Despite market jitters, eliminating MLP tax benefits unlikely, analysts say
Houston Business Journal by Deon Daugherty, Reporter
Date: Tuesday, November 13, 2012, 10:06am CST
Now that presidential election is settled, Houston's energy industry can now turn its attention to what Congress and the White House might do once Washington gets back to business. And it’s making some market watchers a bit jittery, analysts say.
“Since the presidential election results came out on Nov. 6, less than a week ago, the energy complex has not exactly responded positively,” wrote Raymond James analysts in their research note on Tuesday, noting that the Standard & Poor’s 500 is down about 3 percent, the oilfield service index is down 4 percent and the exploration and production index is down 6 percent. Even the Alerian MLP Index, a Dallas-based company that measures the performance of the nation’s 50 largest MLPs, has dropped more than 5 percent.
Raymond James analysts in Houston say those drops probably are driven by market fears about potential tax reform legislation that might impact master limited partnerships, as well as other corporate entities.
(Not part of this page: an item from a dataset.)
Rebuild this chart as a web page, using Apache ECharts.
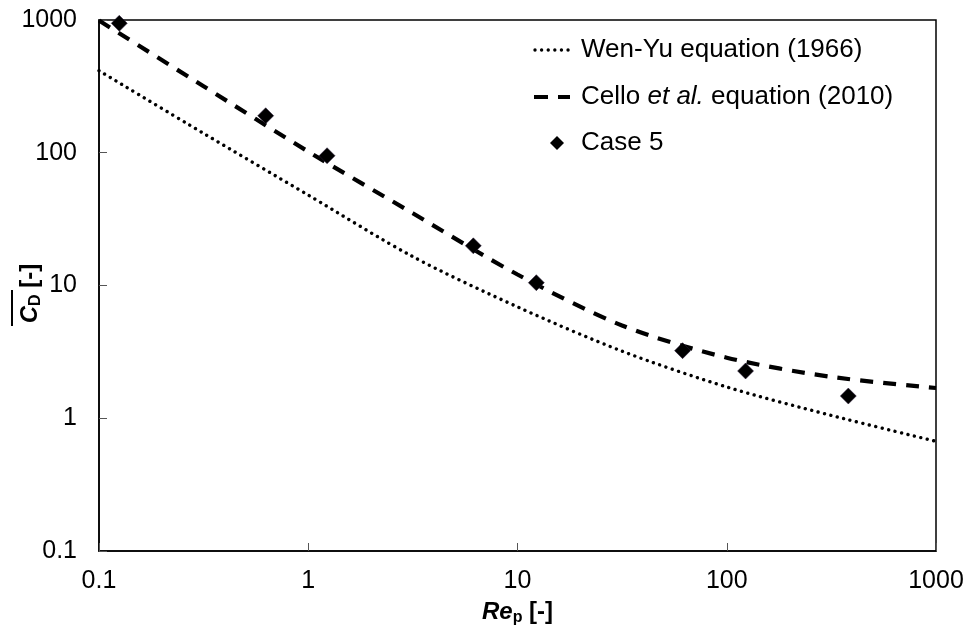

Houston-based Targa Resources Corp. (NYSE: TRGP) units were trading down less than 1 percent at $37.76 on Tuesday morning; Enterprise Products Partners LP (NYSE: EPD), also based in Houston, was trading up almost 1 percent.
Analysts at Houston’s Tudor Pickering Holt & Co. said in their energy note that the unit sell-off among MLPs is probably tax-related.
However, RayJa said that eliminating the tax benefits for MLPs is unlikely for a number of reasons. In particular, analysts said reforming the MLP tax structure would likely generate less tax revenue than lawmakers might realize, and investment in infrastructure — the bread and butter of the MLP space — is critical to domestic energy independence.